09 February 2009

Tupac

I saw Notorious the other night, and since the movie was kind of boring, I found myself wondering if there was a Tupac conspiracy movie out there somewhere. I was right!




The whole movie is available here. It's kind of boring. I don't recommend watching the whole thing. It goes into excruciating detail to set up the incident of Tupac's shooting, using extensive interviews with Tupac's body guards and police officers who were involved.

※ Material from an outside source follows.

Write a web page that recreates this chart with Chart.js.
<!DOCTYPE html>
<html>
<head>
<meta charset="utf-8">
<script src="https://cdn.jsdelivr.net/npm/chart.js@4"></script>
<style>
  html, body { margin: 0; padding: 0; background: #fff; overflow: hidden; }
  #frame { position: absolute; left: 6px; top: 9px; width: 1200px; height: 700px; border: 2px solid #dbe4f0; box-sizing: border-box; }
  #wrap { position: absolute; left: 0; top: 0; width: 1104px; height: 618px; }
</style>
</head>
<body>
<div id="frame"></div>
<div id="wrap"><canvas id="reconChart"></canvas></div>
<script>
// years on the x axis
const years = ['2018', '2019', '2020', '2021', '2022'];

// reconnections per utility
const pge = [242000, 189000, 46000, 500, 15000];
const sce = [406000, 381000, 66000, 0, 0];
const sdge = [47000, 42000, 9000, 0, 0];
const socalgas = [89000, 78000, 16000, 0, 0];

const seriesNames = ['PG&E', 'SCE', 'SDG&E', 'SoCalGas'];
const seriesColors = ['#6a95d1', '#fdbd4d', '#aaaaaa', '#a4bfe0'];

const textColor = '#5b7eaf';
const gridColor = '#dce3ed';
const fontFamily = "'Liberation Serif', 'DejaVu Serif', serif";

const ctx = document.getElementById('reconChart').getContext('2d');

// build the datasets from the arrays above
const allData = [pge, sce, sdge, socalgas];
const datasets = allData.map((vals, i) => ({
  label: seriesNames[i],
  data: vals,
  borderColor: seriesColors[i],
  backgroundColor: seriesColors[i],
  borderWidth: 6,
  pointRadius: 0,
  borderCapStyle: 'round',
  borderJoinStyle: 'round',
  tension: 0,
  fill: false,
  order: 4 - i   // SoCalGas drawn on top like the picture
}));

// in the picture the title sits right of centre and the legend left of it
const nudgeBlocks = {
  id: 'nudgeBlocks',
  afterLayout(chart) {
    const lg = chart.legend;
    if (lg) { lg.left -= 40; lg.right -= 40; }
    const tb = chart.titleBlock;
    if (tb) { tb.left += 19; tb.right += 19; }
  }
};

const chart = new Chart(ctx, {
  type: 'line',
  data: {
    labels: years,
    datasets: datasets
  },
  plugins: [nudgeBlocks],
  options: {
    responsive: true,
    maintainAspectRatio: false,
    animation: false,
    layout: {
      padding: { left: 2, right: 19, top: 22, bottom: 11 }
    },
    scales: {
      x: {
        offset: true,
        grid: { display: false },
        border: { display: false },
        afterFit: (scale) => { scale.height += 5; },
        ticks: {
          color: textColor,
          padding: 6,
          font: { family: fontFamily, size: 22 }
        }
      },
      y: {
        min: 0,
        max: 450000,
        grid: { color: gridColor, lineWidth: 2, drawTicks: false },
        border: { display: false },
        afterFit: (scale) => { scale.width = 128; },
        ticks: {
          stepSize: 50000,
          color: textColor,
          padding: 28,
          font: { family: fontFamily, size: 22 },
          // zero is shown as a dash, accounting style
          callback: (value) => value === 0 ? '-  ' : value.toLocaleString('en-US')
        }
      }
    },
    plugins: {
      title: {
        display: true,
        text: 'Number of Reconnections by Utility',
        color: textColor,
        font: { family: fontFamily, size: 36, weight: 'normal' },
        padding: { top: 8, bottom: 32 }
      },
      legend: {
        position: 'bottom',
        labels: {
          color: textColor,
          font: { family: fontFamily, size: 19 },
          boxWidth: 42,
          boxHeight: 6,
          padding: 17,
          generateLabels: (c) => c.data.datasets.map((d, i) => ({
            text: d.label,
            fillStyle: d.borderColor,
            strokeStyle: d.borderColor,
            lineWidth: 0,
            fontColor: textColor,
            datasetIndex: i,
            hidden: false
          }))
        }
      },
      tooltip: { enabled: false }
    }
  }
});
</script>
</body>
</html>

Although there are some neat 3d models of Tupac's, the assassin's and the other cars at the scene, and some trippy water backgrounds, it lacks the graphics of other low budget conspiracy movies like Zeitgeist and Loose Change, but to be fair, it attempts to tackle a much smaller scale conspiracy.

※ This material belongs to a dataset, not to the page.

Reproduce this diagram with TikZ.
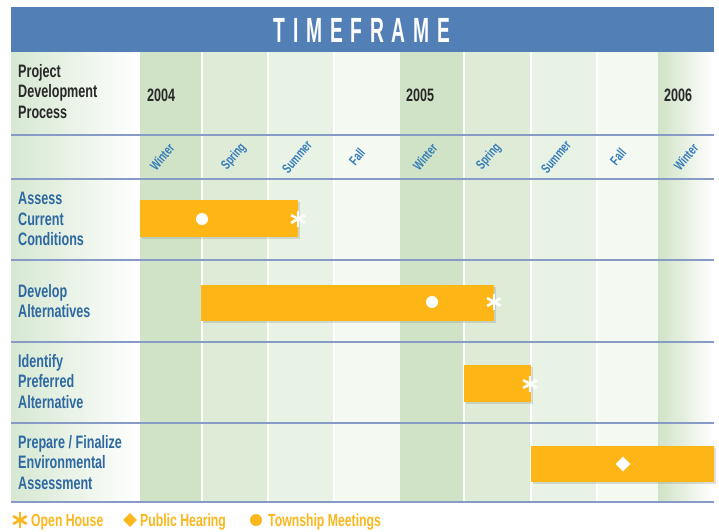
\documentclass[tikz,border=0pt]{standalone}
\usepackage{fontspec}
\setmainfont[FakeStretch=0.7]{Liberation Sans}
\newfontfamily\titlefont[FakeStretch=0.55,LetterSpace=22]{Liberation Sans}
\usetikzlibrary{shapes.geometric,shadows}
\definecolor{hdrblue}{RGB}{82,128,182}
\definecolor{rulecol}{RGB}{135,155,198}
\definecolor{winterc}{RGB}{208,227,199}
\definecolor{springc}{RGB}{222,236,215}
\definecolor{summerc}{RGB}{233,243,229}
\definecolor{fallc}{RGB}{244,249,242}
\definecolor{labelgreen}{RGB}{214,232,210}
\definecolor{bartone}{RGB}{253,182,22}
\definecolor{txtblue}{RGB}{46,104,162}
\definecolor{seasonblue}{RGB}{52,122,184}
\definecolor{darktxt}{RGB}{40,40,40}
\definecolor{legorange}{RGB}{250,183,30}
\tikzset{
  lbl/.style={anchor=north west, inner sep=0, align=left,
    font=\bfseries\fontsize{18}{20.5}\selectfont},
  yearlbl/.style={anchor=west, inner sep=0, text=darktxt,
    font=\bfseries\fontsize{18}{20}\selectfont},
  season/.style={rotate=50, inner sep=0, text=seasonblue,
    font=\bfseries\fontsize{13.5}{13.5}\selectfont},
  bar/.style={fill=bartone, inner sep=0, anchor=north west,
    drop shadow={opacity=0.25, shadow xshift=2pt, shadow yshift=-2pt}},
  dotmark/.style={circle, fill=#1, minimum size=12pt, inner sep=0},
  dotmark/.default=white,
  diamark/.style={diamond, fill=#1, minimum size=15pt, inner sep=0},
  diamark/.default=white,
  astmark/.style={circle, minimum size=16pt, inner sep=0,
    path picture={
      \foreach \a in {90,30,150}{
        \draw[line width=2.6pt,#1]
          ([shift={(\a:8pt)}]path picture bounding box.center) --
          ([shift={(\a+180:8pt)}]path picture bounding box.center);}}},
  astmark/.default=white,
  legtxt/.style={anchor=base west, inner sep=0, text=legorange,
    font=\bfseries\fontsize{17.5}{18}\selectfont},
  rule/.style={rulecol, line width=1.5pt},
  sep/.style={white, line width=1.2pt}
}
\begin{document}
\begin{tikzpicture}[x=1pt,y=-1pt]
\useasboundingbox (0,0) rectangle (719,531);
\fill[white] (0,0) rectangle (719,531);
% column backgrounds
\shade[left color=labelgreen, right color=white] (11,52) rectangle (140,502);
\fill[winterc] (140,52) rectangle (202,502);
\fill[springc] (202,52) rectangle (268,502);
\fill[summerc] (268,52) rectangle (334,502);
\fill[fallc] (334,52) rectangle (400,502);
\fill[winterc] (400,52) rectangle (464,502);
\fill[springc] (464,52) rectangle (531,502);
\fill[summerc] (531,52) rectangle (597,502);
\fill[fallc] (597,52) rectangle (658,502);
\shade[left color=winterc, right color=white] (658,52) rectangle (714,502);
\foreach \x in {202,268,334,464,531,597}{\draw[sep] (\x,52) -- (\x,502);}
% rules
\foreach \y in {135,179,260,342,423,502}{\draw[rule] (11,\y) -- (714,\y);}
% header
\node[fill=hdrblue, minimum width=703, minimum height=45, anchor=north west, inner sep=0] (hdr) at (11,7) {};
\node[text=white, inner sep=0, font=\titlefont\bfseries\fontsize{35}{40}\selectfont] (title) at (362,30) {TIMEFRAME};
% labels
\node[lbl, text=darktxt] (pdp) at (18,64) {Project\\Development\\Process};
\node[yearlbl] (y2004) at (147,95) {2004};
\node[yearlbl] (y2005) at (406,95) {2005};
\node[yearlbl] (y2006) at (664,95) {2006};
\node[season] (s1) at (162,157) {Winter};
\node[season] (s2) at (234,157) {Spring};
\node[season] (s3) at (297,157) {Summer};
\node[season] (s4) at (357,157) {Fall};
\node[season] (s5) at (425,157) {Winter};
\node[season] (s6) at (489,157) {Spring};
\node[season] (s7) at (556,157) {Summer};
\node[season] (s8) at (618,157) {Fall};
\node[season] (s9) at (686,157) {Winter};
\node[lbl, text=txtblue] (r1) at (18,192) {Assess\\Current\\Conditions};
\node[lbl, text=txtblue] (r2) at (18,284) {Develop\\Alternatives};
\node[lbl, text=txtblue] (r3) at (18,354) {Identify\\Preferred\\Alternative};
\node[lbl, text=txtblue] (r4) at (18,435) {Prepare / Finalize\\Environmental\\Assessment};
% bars
\node[bar, minimum width=158, minimum height=37] (b1) at (140,200) {};
\node[bar, minimum width=293, minimum height=36] (b2) at (201,285) {};
\node[bar, minimum width=67, minimum height=37] (b3) at (464,365) {};
\node[bar, minimum width=183, minimum height=36] (b4) at (531,446) {};
% markers
\node[dotmark] (m1) at (202,219) {};
\node[dotmark] (m2) at (432,302) {};
\node[astmark] (a1) at (298,219) {};
\node[astmark] (a2) at (494,302) {};
\node[astmark] (a3) at (530,384) {};
\node[diamark] (d1) at (623,464) {};
% legend
\node[astmark=legorange, minimum size=16pt] (la) at (20,520) {};
\node[legtxt] (lat) at (31,526) {Open House};
\node[diamark=legorange, minimum size=14pt] (ld) at (130,520) {};
\node[legtxt] (ldt) at (140,526) {Public Hearing};
\node[dotmark=legorange, minimum size=12pt] (lc) at (256,520) {};
\node[legtxt] (lct) at (268,526) {Township Meetings};
\end{tikzpicture}
\end{document}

The set up is reminiscent of the JFK assassination, but instead of the government loosening JFK's security and planting shooters, it was Tupac's label, Death Row, and it's owner, Suge Knight.

Basically, the idea is that Suge Knight, the owner of Tupac's label, Death Row, paid their security team to back off Tupac on the night of his murder. Tupac's altercations with Orlando Anderson and the East Coast/West Coast thing, which Notorious depicts, but never in depth, are used to obscure the real motivation behind the murder. Suge Knight obviously had cause for wanting to get rid of Tupac, who wanted to get out of Death Row and start his own label, Makaveli. Apparently Knight had kept the master tapes of Tupac's sessions for Death Row, which were worth a ton of money. I don't think it's much of a stretch that Suge Knight, who is obviously kind of a crazy thug, would arrange for Tupac's assassination. The one assumption that I can't really believe is that Tupac's security team could be bought. I mean, I know everyone has a price, but I just don't think those dudes would want to do that. The main piece of evidence in the film is a radio communication overheard by one of the body guards, Michael Moore who was taken off Tupac because he wasn't going along with the orders of the owner, Reggie Wright, in which the shooter tells Wright that the job is done or something.

The second half of the movie is about the ensuing coverup orchestrated by Knight and other to keep the police investigation from getting to them. There's really very little evidence, or even decent conjecture, in the movie, that clears anything up, especially since Tupac was also a pretty crazy guy, as you see in Notorious when he suspects Biggie of trying to set him up. Tupac's wikipedia is worth checking out, if you haven't. Apparently his dad was a Black Panther and his mom was on the FBI's Top Ten Most Wanted list for four years.

I did like the rules of a conspiracy that the film tried to use as a structure for the interviews and buildup of their case, because they're kinda dumb, but maybe I'll start applying them to other conspiracies:

1. Take out communication
2. Take away security
3. Set up escape and patsy
4. Give a false sense of security
5. Make it look like a random act

I knew pretty much from the opening monologue that this movie was going to suck, because the narration was so terrible, with lines like: "What's also interesting about Tupac is the way he died" and "One of the most notorious unsolved murders of the past twenty years." Obviously Tupac's murder is interesting. Duh. And what? The past twenty years? Were their a string of high profile murders in the late eighties that I don't know about?

But it did reference Occam's Razor, which I appreciated, though they used the simplistic definition, "All things being equal, the simplest solution tends to be the best one." If the film makers had read my blog, they would understand that that is an oversimplification, and maybe they would have made a better movie. I think they make it decently clear that there was some foul play involved in Tupac's murder, and that Suge Knight was possibly involved, but they don't make any of it seem urgent or particularly interesting. There's no sense of fear that good conspiracy films are able to instill in viewers.

1 comment:

james said...

I guess it doesn't instill fear in me because Tupac & Suge Knight have no influence over my life. Biggie, however, is a Freemason from Venus who has put implants in my thetan for successive generations.